A Jacobin (French pronunciation: ​[ʒakɔbɛ̃]) was a member of the Jacobin Club, a revolutionary political movement that was the most famous political club during the French Revolution (1789–99). The club was so called from the Dominican convent where they originally met, in the Rue Saint-Jacques (Latin: Jacobus) in Paris.

The Jacobin Club was one of several organizations that grew out of the French Revolution, and it was distinguished for its left-wing, revolutionary politics. Because of this, the Jacobins, unlike other sects like the Girondins, were closely allied to the sans-culottes, who were a popular force of working-class Parisians that played a pivotal role in the development of the revolution. The Jacobins had a significant presence in the National Convention, and were dubbed ‘the Mountain’ for their seats in the uppermost part of the chamber. Eventually, the Revolution coalesced around the Mountain’s power, with the help of the insurrections of the sans-culottes, and, led by Robespierre, the Jacobins established a revolutionary dictatorship, or the joint domination of the Committee of Public Safety and Committee of General Security. The Jacobin dictatorship was known for enacting the Reign of Terror, which targeted speculators, monarchists, right-wing agitators, Hébertists, and traitors, and led to many beheadings.

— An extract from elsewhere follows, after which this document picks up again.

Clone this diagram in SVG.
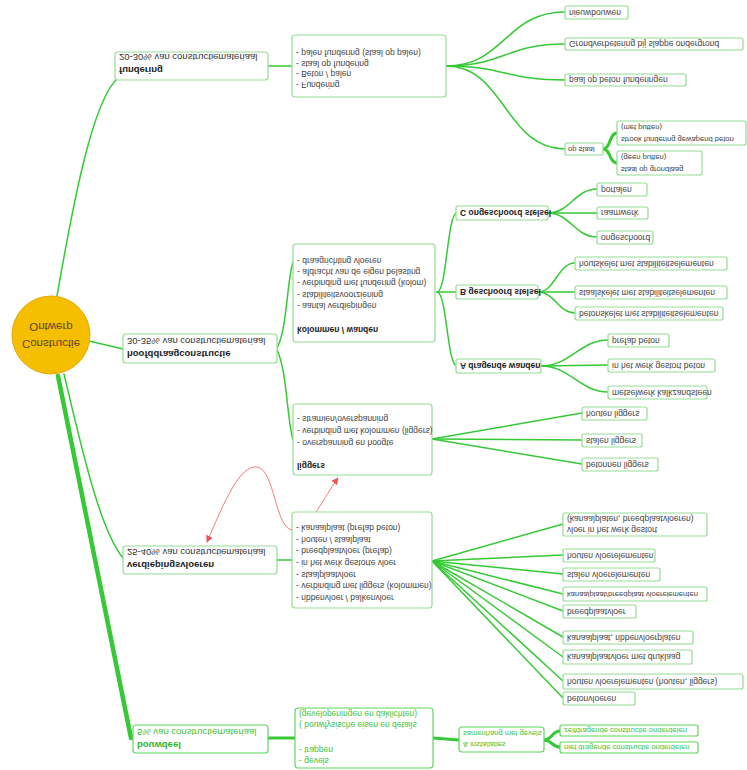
<svg xmlns="http://www.w3.org/2000/svg" width="747" height="770" viewBox="0 0 747 770">
<defs>
<style>
.box{fill:#fff;stroke:#94dd94;stroke-width:1.2}
.gbox{fill:#fff;stroke:#5fd65f;stroke-width:1.2}
.t{font-family:"Liberation Sans",Arial,sans-serif;font-size:8.5px;fill:#444;dominant-baseline:central}
.m{font-size:9.5px;fill:#333}
.s{font-size:7.6px}
.b{font-weight:bold;fill:#222}
.g{fill:#3ec43e}
.gb{fill:#2fb52f}
.c{fill:none;stroke:#35c935;stroke-width:1.5;stroke-linecap:round}
.k{stroke-width:4.5}
.k2{stroke-width:3}
.red{fill:none;stroke:#f47a7a;stroke-width:1}
</style>
<marker id="ah" viewBox="0 0 10 10" refX="9" refY="5" markerWidth="7" markerHeight="7" orient="auto-start-reverse" markerUnits="userSpaceOnUse">
<path d="M0,0 L10,5 L0,10 z" fill="#f05050"/>
</marker>
</defs>
<rect width="747" height="770" fill="#fff"/>

<g id="connectors">
<path class="c" d="M57,296 C72,210 92,100 118,78"/>
<path class="c" d="M89,341 L123,349"/>
<path class="c" d="M64,374 C82,450 100,530 123,558"/>
<path class="c k" d="M58,376 L131,738"/>
<path class="c" d="M268,66 L292,66"/>
<path class="c" d="M446,66 C505,66 505,12 565,12"/>
<path class="c" d="M446,66 C505,66 505,44 565,44"/>
<path class="c" d="M446,66 C505,66 505,80 565,80"/>
<path class="c" d="M446,66 C505,66 505,149 565,149"/>
<path class="c k2" d="M603,149 C611,149 609,133 617,133"/>
<path class="c k2" d="M603,149 C611,149 609,163 617,163"/>
<path class="c" d="M277,348 C287,330 287,280 293,262"/>
<path class="c" d="M277,350 C287,370 287,420 293,440"/>
<path class="c" d="M437,292 C447,292 447,213 457,213"/>
<path class="c" d="M437,292 L457,292"/>
<path class="c" d="M437,292 C447,292 447,366 457,366"/>
<path class="c" d="M548,213 C570,213 575,189 597,189"/>
<path class="c" d="M548,213 L597,213"/>
<path class="c" d="M548,213 C570,213 575,237 597,237"/>
<path class="c" d="M538,292 C555,292 558,263 575,263"/>
<path class="c" d="M538,292 L575,292"/>
<path class="c" d="M538,292 C555,292 558,313 575,313"/>
<path class="c" d="M541,366 C570,366 580,340 608,340"/>
<path class="c" d="M541,366 L608,365"/>
<path class="c" d="M541,366 C570,366 580,392 608,392"/>
<path class="c" d="M432,439 L582,413"/>
<path class="c" d="M432,439 L582,440"/>
<path class="c" d="M432,439 L582,464"/>
<path class="c" d="M277,560 L292,560"/>
<path class="c" d="M432,561 L563,524"/>
<path class="c" d="M432,561 L563,555"/>
<path class="c" d="M432,561 L563,574"/>
<path class="c" d="M432,561 L563,594"/>
<path class="c" d="M432,561 L563,611"/>
<path class="c" d="M432,561 L563,637"/>
<path class="c" d="M432,561 L563,657"/>
<path class="c" d="M432,561 L563,681"/>
<path class="c" d="M432,561 L563,698"/>
<path class="c k2" d="M268,738 L295,738"/>
<path class="c k2" d="M433,738 L459,740"/>
<path class="c k2" d="M544,740 C552,740 552,731 560,731"/>
<path class="c k2" d="M544,740 C552,740 552,747 560,747"/>
<path class="red" d="M207,542 C225,500 240,465 257,467 C275,469 275,530 293,530 C310,530 325,495 338,478" marker-start="url(#ah)" marker-end="url(#ah)"/>
</g>

<g id="root">
<circle cx="51" cy="335" r="39" fill="#f5be00" stroke="#e6a800" stroke-width="1"/>
<text class="t" style="font-size:11.5px;fill:#5a4520" x="51" y="0" text-anchor="middle" transform="translate(0,327) scale(1,-1)">Ontwerp</text>
<text class="t" style="font-size:11.5px;fill:#5a4520" x="51" y="0" text-anchor="middle" transform="translate(0,344) scale(1,-1)">Constructie</text>
</g>

<g id="fundering">
<rect class="box" x="115" y="52" width="153" height="28" rx="3"/>
<text class="t m" x="119" y="0" transform="translate(0,57) scale(1,-1)">20-30% van constructiemateriaal</text>
<text class="t m b" x="119" y="0" transform="translate(0,70) scale(1,-1)">fundering</text>
</g>
<g id="fundering-list">
<rect class="box" x="292" y="35" width="154" height="62" rx="3"/>
<text class="t" x="296" y="0" transform="translate(0,53) scale(1,-1)">- palen fundering (staal op palen)</text>
<text class="t" x="296" y="0" transform="translate(0,64) scale(1,-1)">- staal op fundering</text>
<text class="t" x="296" y="0" transform="translate(0,74) scale(1,-1)">- Beton / palen</text>
<text class="t" x="296" y="0" transform="translate(0,85) scale(1,-1)">- Fundering</text>
</g>
<g id="f1"><rect class="box" x="565" y="6" width="63" height="13" rx="2"/><text class="t" x="569" y="0" transform="translate(0,12.5) scale(1,-1)">nieuwbouwen</text></g>
<g id="f2"><rect class="box" x="565" y="38" width="178" height="12" rx="2"/><text class="t" x="569" y="0" transform="translate(0,44) scale(1,-1)">Grondverbetering bij slappe ondergrond</text></g>
<g id="f3"><rect class="box" x="565" y="74" width="121" height="12" rx="2"/><text class="t" x="569" y="0" transform="translate(0,80) scale(1,-1)">paal op beton funderingen</text></g>
<g id="f4"><rect class="box" x="565" y="143" width="38" height="12" rx="2"/><text class="t s" x="568" y="0" transform="translate(0,149) scale(1,-1)">op staal</text></g>
<g id="f4a"><rect class="box" x="617" y="121" width="129" height="24" rx="2"/>
<text class="t s" x="621" y="0" transform="translate(0,127) scale(1,-1)">(met putten)</text>
<text class="t s" x="621" y="0" transform="translate(0,139) scale(1,-1)">strook fundering gewapend beton</text></g>
<g id="f4b"><rect class="box" x="617" y="151" width="85" height="24" rx="2"/>
<text class="t s" x="621" y="0" transform="translate(0,157) scale(1,-1)">(geen putten)</text>
<text class="t s" x="621" y="0" transform="translate(0,169) scale(1,-1)">staal op grondlaag</text></g>

<g id="hoofddraag">
<rect class="box" x="123" y="334" width="154" height="29" rx="3"/>
<text class="t m" x="127" y="0" transform="translate(0,341) scale(1,-1)">30-35% van constructiemateriaal</text>
<text class="t m b" x="127" y="0" transform="translate(0,354) scale(1,-1)">hoofddraagconstructie</text>
</g>
<g id="kolommen">
<rect class="box" x="293" y="244" width="142" height="98" rx="3"/>
<text class="t" x="297" y="0" transform="translate(0,261) scale(1,-1)">- draagrichting vloeren</text>
<text class="t" x="297" y="0" transform="translate(0,272) scale(1,-1)">- afdracht van de eigen belasting</text>
<text class="t" x="297" y="0" transform="translate(0,283) scale(1,-1)">- verbinding met fundering (kolom)</text>
<text class="t" x="297" y="0" transform="translate(0,295) scale(1,-1)">- stabiliteitsvoorziening</text>
<text class="t" x="297" y="0" transform="translate(0,306) scale(1,-1)">- aantal verdiepingen</text>
<text class="t b" x="297" y="0" transform="translate(0,330) scale(1,-1)">kolommen / wanden</text>
</g>
<g id="nodeC"><rect class="box" x="456" y="206" width="92" height="14" rx="2"/><text class="t b" x="460" y="0" transform="translate(0,213) scale(1,-1)">C ongeschoord stelsel</text></g>
<g id="nodeB"><rect class="box" x="456" y="285" width="82" height="14" rx="2"/><text class="t b" x="460" y="0" transform="translate(0,292) scale(1,-1)">B geschoord stelsel</text></g>
<g id="nodeA"><rect class="box" x="456" y="359" width="85" height="14" rx="2"/><text class="t b" x="460" y="0" transform="translate(0,366) scale(1,-1)">A dragende wanden</text></g>
<g id="c1"><rect class="box" x="597" y="183" width="50" height="13" rx="2"/><text class="t" x="601" y="0" transform="translate(0,189.5) scale(1,-1)">portalen</text></g>
<g id="c2"><rect class="box" x="597" y="207" width="51" height="12" rx="2"/><text class="t" x="601" y="0" transform="translate(0,213) scale(1,-1)">raamwerk</text></g>
<g id="c3"><rect class="box" x="597" y="231" width="56" height="13" rx="2"/><text class="t" x="601" y="0" transform="translate(0,237.5) scale(1,-1)">ongeschoord</text></g>
<g id="b1"><rect class="box" x="575" y="257" width="152" height="13" rx="2"/><text class="t" x="579" y="0" transform="translate(0,263.5) scale(1,-1)">houtskelet met stabiliteitselementen</text></g>
<g id="b2"><rect class="box" x="575" y="286" width="152" height="13" rx="2"/><text class="t" x="579" y="0" transform="translate(0,292.5) scale(1,-1)">staalskelet met stabiliteitselementen</text></g>
<g id="b3"><rect class="box" x="575" y="307" width="148" height="13" rx="2"/><text class="t" x="579" y="0" transform="translate(0,313.5) scale(1,-1)">betonskelet met stabiliteitselementen</text></g>
<g id="a1"><rect class="box" x="608" y="334" width="61" height="13" rx="2"/><text class="t" x="612" y="0" transform="translate(0,340.5) scale(1,-1)">prefab beton</text></g>
<g id="a2"><rect class="box" x="608" y="359" width="107" height="13" rx="2"/><text class="t" x="612" y="0" transform="translate(0,365.5) scale(1,-1)">in het werk gestort beton</text></g>
<g id="a3"><rect class="box" x="608" y="386" width="99" height="13" rx="2"/><text class="t" x="612" y="0" transform="translate(0,392.5) scale(1,-1)">metselwerk kalkzandsteen</text></g>

<g id="liggers">
<rect class="box" x="293" y="404" width="139" height="71" rx="3"/>
<text class="t" x="297" y="0" transform="translate(0,419) scale(1,-1)">- stramien/overspanning</text>
<text class="t" x="297" y="0" transform="translate(0,431) scale(1,-1)">- verbinding met kolommen (liggers)</text>
<text class="t" x="297" y="0" transform="translate(0,443) scale(1,-1)">- overspanning en hoogte</text>
<text class="t b" x="297" y="0" transform="translate(0,466) scale(1,-1)">liggers</text>
</g>
<g id="l1"><rect class="box" x="582" y="407" width="65" height="13" rx="2"/><text class="t" x="586" y="0" transform="translate(0,413.5) scale(1,-1)">houten liggers</text></g>
<g id="l2"><rect class="box" x="582" y="434" width="60" height="13" rx="2"/><text class="t" x="586" y="0" transform="translate(0,440.5) scale(1,-1)">stalen liggers</text></g>
<g id="l3"><rect class="box" x="582" y="458" width="76" height="13" rx="2"/><text class="t" x="586" y="0" transform="translate(0,464.5) scale(1,-1)">betonnen liggers</text></g>

<g id="verdieping">
<rect class="box" x="123" y="546" width="154" height="28" rx="3"/>
<text class="t m" x="127" y="0" transform="translate(0,552) scale(1,-1)">25-40% van constructiemateriaal</text>
<text class="t m b" x="127" y="0" transform="translate(0,565) scale(1,-1)">verdiepingsvloeren</text>
</g>
<g id="verdieping-list">
<rect class="box" x="292" y="512" width="140" height="96" rx="3"/>
<text class="t" x="296" y="0" transform="translate(0,528) scale(1,-1)">- kanaalplaat (prefab beton)</text>
<text class="t" x="296" y="0" transform="translate(0,540) scale(1,-1)">- houten / staalplaat</text>
<text class="t" x="296" y="0" transform="translate(0,551) scale(1,-1)">- breedplaatvloer (prefab)</text>
<text class="t" x="296" y="0" transform="translate(0,563) scale(1,-1)">- in het werk gestorte vloer</text>
<text class="t" x="296" y="0" transform="translate(0,575) scale(1,-1)">- staalplaatvloer</text>
<text class="t" x="296" y="0" transform="translate(0,586) scale(1,-1)">- verbinding met liggers (kolommen)</text>
<text class="t" x="296" y="0" transform="translate(0,598) scale(1,-1)">- ribbenvloer / balkenvloer</text>
</g>
<g id="v1"><rect class="box" x="563" y="513" width="144" height="23" rx="2"/>
<text class="t" x="567" y="0" transform="translate(0,519) scale(1,-1)">(kanaalplaten, breedplaatvloeren)</text>
<text class="t" x="567" y="0" transform="translate(0,530) scale(1,-1)">vloer in het werk gestort</text></g>
<g id="v2"><rect class="box" x="563" y="549" width="92" height="13" rx="2"/><text class="t" x="567" y="0" transform="translate(0,555.5) scale(1,-1)">houten vloerelementen</text></g>
<g id="v3"><rect class="box" x="563" y="568" width="97" height="13" rx="2"/><text class="t" x="567" y="0" transform="translate(0,574.5) scale(1,-1)">stalen vloerelementen</text></g>
<g id="v4"><rect class="box" x="563" y="587" width="144" height="14" rx="2"/><text class="t s" x="567" y="0" transform="translate(0,594) scale(1,-1)">kanaalplaat/breedplaat vloerelementen</text></g>
<g id="v5"><rect class="box" x="563" y="605" width="73" height="13" rx="2"/><text class="t" x="567" y="0" transform="translate(0,611.5) scale(1,-1)">breedplaatvloer</text></g>
<g id="v6"><rect class="box" x="563" y="631" width="130" height="13" rx="2"/><text class="t" x="567" y="0" transform="translate(0,637.5) scale(1,-1)">kanaalplaat, ribbenvloerplaten</text></g>
<g id="v7"><rect class="box" x="563" y="650" width="129" height="14" rx="2"/><text class="t" x="567" y="0" transform="translate(0,657) scale(1,-1)">kanaalplaatvloer met druklaag</text></g>
<g id="v8"><rect class="box" x="563" y="674" width="180" height="15" rx="2"/><text class="t" x="567" y="0" transform="translate(0,681.5) scale(1,-1)">houten vloerelementen (houten, liggers)</text></g>
<g id="v9"><rect class="box" x="563" y="692" width="72" height="13" rx="2"/><text class="t" x="567" y="0" transform="translate(0,698.5) scale(1,-1)">betonvloeren</text></g>

<g id="bouwdeel">
<rect class="gbox" x="133" y="725" width="135" height="28" rx="3"/>
<text class="t m g" x="137" y="0" transform="translate(0,732) scale(1,-1)">5% van constructiemateriaal</text>
<text class="t m b gb" x="137" y="0" transform="translate(0,745) scale(1,-1)">bouwdeel</text>
</g>
<g id="bouwdeel-list">
<rect class="gbox" x="295" y="708" width="138" height="60" rx="3"/>
<text class="t g" x="299" y="0" transform="translate(0,714) scale(1,-1)">(gevelopeningen en daklichten)</text>
<text class="t g" x="299" y="0" transform="translate(0,725) scale(1,-1)">( bouwfysische eisen en details</text>
<text class="t g" x="299" y="0" transform="translate(0,750) scale(1,-1)">- trappen</text>
<text class="t g" x="299" y="0" transform="translate(0,761) scale(1,-1)">- gevels</text>
</g>
<g id="samenhang">
<rect class="gbox" x="459" y="727" width="85" height="25" rx="3"/>
<text class="t s g" x="463" y="0" transform="translate(0,733) scale(1,-1)">samenhang met gevels</text>
<text class="t s g" x="463" y="0" transform="translate(0,744) scale(1,-1)">&amp; installaties</text>
</g>
<g id="s1"><rect class="gbox" x="560" y="725" width="138" height="11" rx="2"/><text class="t s g" x="564" y="0" transform="translate(0,730.5) scale(1,-1)">zelfdragende constructie onderdelen</text></g>
<g id="s2"><rect class="gbox" x="560" y="742" width="138" height="11" rx="2"/><text class="t s g" x="564" y="0" transform="translate(0,747.5) scale(1,-1)">niet dragende constructie onderdelen</text></g>
</svg>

The Jacobins were known for creating a strong government that could deal with the needs of war, economic chaos, and internal rebellion (such as the War in the Vendée). The Jacobins supported the rights of property, but represented a much more middle-class position than the government which succeeded them in Thermidor. Their economic policy established the General maximum, in order to control prices and create stability both for the workers and poor and the revolution. They favored free trade and a liberal economy much like the Girondists, but their relationship to the people made them more willing to adapt interventionist economic policies. (Wikipedia).